Code that draws figures:
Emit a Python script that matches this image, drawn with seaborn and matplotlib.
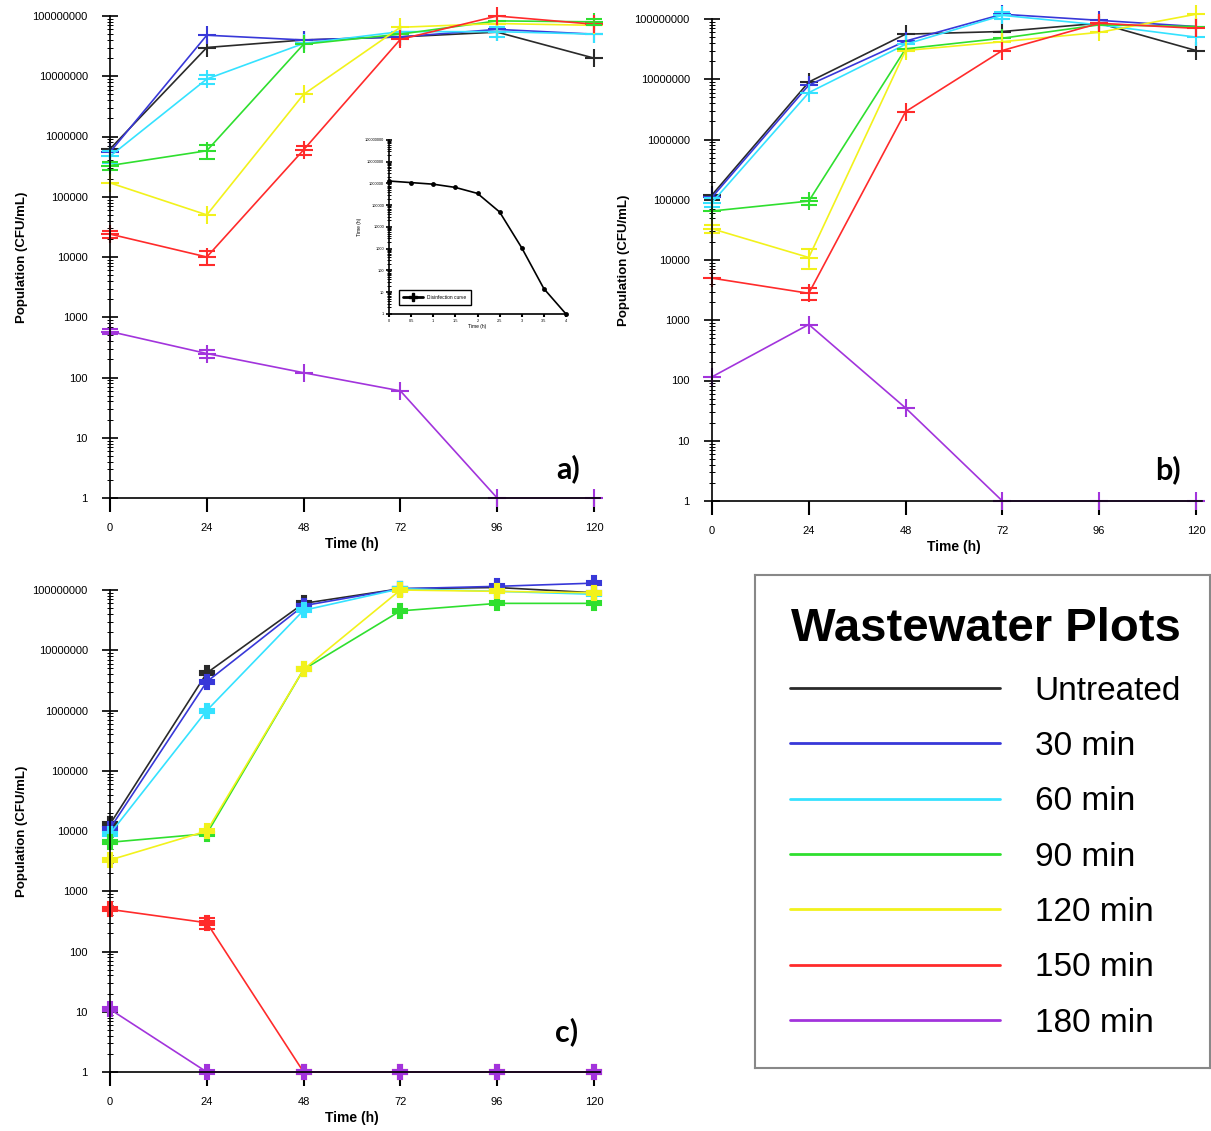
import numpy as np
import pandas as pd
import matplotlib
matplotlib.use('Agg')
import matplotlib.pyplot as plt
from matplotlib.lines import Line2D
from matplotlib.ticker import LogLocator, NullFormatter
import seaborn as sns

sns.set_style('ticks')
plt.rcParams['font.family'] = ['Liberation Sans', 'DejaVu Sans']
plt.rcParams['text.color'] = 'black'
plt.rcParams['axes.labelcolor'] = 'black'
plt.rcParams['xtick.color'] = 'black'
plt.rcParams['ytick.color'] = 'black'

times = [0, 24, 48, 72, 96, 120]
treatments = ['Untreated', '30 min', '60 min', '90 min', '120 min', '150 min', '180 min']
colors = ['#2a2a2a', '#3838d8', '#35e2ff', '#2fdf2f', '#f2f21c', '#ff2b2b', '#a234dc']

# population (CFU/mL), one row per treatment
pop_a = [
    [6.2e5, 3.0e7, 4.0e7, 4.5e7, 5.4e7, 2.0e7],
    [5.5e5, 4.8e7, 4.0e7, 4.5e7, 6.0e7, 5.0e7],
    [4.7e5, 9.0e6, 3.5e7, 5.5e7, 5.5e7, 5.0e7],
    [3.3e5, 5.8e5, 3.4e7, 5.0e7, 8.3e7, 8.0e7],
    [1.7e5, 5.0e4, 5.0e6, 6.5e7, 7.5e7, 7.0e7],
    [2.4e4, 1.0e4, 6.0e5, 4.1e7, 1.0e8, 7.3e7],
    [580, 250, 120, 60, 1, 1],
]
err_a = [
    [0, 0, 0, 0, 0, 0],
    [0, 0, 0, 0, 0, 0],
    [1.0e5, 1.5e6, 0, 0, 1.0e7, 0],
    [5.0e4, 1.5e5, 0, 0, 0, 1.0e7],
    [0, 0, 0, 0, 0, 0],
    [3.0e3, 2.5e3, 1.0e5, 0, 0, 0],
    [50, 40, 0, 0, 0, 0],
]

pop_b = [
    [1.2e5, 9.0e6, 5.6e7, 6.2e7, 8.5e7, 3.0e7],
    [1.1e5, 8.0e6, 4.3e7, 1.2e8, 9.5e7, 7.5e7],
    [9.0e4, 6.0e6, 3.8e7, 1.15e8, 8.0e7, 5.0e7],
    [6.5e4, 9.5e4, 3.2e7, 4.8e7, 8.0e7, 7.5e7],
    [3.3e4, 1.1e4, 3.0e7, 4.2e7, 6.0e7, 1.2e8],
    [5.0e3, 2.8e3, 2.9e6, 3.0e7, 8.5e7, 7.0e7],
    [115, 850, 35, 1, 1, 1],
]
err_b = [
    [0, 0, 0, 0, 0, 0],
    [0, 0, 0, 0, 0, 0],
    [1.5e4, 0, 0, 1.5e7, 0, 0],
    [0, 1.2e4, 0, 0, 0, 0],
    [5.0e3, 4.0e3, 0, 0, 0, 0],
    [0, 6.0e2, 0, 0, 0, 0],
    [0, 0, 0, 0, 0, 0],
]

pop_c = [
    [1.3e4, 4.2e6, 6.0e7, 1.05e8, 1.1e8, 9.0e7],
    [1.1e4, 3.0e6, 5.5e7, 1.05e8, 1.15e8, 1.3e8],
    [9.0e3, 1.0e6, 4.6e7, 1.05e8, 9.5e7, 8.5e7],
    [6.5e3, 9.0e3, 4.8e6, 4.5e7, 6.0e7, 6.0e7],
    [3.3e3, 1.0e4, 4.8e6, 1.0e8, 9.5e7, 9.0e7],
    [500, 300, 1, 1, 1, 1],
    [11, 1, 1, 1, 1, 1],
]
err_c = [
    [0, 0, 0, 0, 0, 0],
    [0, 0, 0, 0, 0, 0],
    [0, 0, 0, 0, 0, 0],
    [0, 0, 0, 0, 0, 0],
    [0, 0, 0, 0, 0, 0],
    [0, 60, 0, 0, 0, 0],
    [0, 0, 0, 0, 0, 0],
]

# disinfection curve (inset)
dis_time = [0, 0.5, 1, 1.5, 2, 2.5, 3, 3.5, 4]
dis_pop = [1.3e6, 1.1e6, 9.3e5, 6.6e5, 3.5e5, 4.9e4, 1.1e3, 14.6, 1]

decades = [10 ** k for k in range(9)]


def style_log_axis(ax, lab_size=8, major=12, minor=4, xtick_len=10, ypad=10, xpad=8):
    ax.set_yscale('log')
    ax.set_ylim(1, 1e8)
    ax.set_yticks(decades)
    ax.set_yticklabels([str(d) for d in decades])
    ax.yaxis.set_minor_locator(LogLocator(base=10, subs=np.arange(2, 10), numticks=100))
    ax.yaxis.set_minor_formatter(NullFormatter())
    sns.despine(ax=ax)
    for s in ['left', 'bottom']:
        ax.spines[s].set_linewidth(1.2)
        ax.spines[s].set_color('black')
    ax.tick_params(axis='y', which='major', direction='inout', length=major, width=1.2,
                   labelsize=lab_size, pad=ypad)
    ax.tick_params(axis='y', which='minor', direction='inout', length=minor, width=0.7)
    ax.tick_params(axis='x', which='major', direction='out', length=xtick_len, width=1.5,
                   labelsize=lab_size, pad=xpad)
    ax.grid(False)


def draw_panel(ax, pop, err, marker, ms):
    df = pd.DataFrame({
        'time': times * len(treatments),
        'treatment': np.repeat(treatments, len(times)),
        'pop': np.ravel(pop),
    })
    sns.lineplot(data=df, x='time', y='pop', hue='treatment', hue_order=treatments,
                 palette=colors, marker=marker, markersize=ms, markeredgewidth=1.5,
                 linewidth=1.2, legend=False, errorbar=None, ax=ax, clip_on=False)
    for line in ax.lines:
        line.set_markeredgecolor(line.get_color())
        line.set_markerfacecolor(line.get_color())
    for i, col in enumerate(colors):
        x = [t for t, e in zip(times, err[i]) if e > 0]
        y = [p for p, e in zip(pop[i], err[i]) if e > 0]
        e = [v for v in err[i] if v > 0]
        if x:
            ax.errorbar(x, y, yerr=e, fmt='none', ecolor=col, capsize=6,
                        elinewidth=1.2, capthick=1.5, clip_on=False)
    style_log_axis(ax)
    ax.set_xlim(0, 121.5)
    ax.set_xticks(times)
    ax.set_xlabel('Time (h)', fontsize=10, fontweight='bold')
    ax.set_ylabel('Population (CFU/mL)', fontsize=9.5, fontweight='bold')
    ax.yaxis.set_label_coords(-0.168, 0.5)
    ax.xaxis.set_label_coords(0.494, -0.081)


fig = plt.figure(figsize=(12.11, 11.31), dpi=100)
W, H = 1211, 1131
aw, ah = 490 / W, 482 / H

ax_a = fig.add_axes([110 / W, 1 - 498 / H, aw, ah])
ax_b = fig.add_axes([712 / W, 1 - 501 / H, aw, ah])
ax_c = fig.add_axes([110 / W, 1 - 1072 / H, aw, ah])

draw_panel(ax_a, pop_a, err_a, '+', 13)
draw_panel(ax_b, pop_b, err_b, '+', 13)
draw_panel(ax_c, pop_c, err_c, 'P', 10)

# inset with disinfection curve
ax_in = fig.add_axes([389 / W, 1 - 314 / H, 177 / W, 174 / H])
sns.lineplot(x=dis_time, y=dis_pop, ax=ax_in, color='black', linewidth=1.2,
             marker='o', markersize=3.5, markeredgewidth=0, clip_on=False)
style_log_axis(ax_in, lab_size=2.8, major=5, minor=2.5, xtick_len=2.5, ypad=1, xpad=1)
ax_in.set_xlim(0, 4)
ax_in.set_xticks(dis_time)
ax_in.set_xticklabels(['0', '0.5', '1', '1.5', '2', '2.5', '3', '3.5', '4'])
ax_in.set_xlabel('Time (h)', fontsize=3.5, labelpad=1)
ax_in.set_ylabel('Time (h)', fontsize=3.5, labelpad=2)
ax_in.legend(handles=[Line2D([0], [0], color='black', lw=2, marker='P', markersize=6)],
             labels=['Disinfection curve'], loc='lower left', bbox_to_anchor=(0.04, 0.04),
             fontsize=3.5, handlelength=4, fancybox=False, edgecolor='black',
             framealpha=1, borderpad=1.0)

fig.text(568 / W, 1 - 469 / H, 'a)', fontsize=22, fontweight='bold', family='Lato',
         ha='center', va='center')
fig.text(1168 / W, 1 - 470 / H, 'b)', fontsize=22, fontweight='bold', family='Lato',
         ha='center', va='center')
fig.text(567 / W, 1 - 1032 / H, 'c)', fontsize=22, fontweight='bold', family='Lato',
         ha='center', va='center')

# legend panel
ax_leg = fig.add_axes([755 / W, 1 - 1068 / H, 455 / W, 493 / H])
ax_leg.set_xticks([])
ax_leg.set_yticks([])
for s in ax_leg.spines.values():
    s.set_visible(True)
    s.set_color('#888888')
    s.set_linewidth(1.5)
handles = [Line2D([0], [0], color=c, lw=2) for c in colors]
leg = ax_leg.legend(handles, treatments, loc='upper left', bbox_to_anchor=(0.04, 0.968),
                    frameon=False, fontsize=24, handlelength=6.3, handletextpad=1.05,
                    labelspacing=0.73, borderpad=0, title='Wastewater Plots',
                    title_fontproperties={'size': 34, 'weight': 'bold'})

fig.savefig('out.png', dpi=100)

* * *

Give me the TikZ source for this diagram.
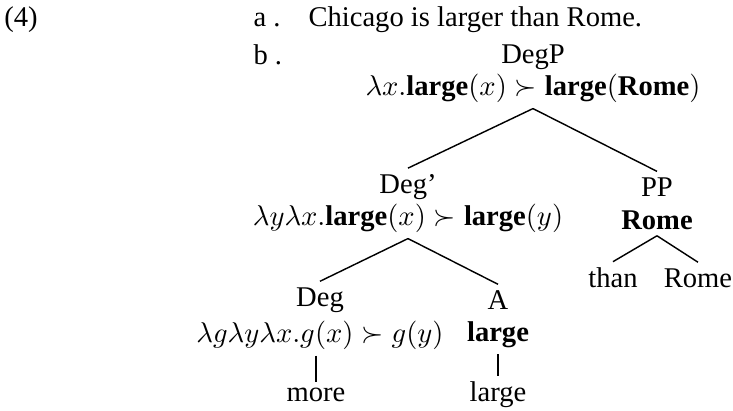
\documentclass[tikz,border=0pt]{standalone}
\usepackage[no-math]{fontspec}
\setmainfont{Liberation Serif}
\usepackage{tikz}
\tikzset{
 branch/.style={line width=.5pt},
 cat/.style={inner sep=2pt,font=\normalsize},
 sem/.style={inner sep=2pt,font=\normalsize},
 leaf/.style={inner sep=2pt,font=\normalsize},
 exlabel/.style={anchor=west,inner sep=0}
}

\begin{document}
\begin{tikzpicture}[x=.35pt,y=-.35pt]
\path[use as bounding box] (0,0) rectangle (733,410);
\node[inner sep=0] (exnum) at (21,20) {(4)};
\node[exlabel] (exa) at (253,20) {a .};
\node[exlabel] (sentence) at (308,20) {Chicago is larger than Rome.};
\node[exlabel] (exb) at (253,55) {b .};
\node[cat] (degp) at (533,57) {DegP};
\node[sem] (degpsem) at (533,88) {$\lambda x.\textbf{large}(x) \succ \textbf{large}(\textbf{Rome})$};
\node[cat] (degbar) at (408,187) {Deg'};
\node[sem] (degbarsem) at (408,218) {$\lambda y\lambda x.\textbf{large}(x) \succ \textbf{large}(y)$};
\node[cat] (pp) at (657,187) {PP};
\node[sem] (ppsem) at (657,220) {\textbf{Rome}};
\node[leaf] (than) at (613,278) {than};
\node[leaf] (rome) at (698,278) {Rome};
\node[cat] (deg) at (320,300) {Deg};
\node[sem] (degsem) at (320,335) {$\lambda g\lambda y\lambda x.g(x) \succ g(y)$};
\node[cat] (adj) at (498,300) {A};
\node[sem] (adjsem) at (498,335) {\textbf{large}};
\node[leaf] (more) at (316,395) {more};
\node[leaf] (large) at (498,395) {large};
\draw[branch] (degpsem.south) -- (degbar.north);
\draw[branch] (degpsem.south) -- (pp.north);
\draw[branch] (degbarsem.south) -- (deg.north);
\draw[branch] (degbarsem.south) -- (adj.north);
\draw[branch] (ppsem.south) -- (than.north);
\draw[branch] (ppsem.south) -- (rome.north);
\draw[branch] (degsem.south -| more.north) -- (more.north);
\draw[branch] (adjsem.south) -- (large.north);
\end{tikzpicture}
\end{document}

**WHAT TO WORK ON**
Check each line of the records above for "this", and copy those that have it.

**EXERCISE RESULT**
Emit a Python script that matches this image, drawn with seaborn and matplotlib.
Give me the TikZ source for this diagram.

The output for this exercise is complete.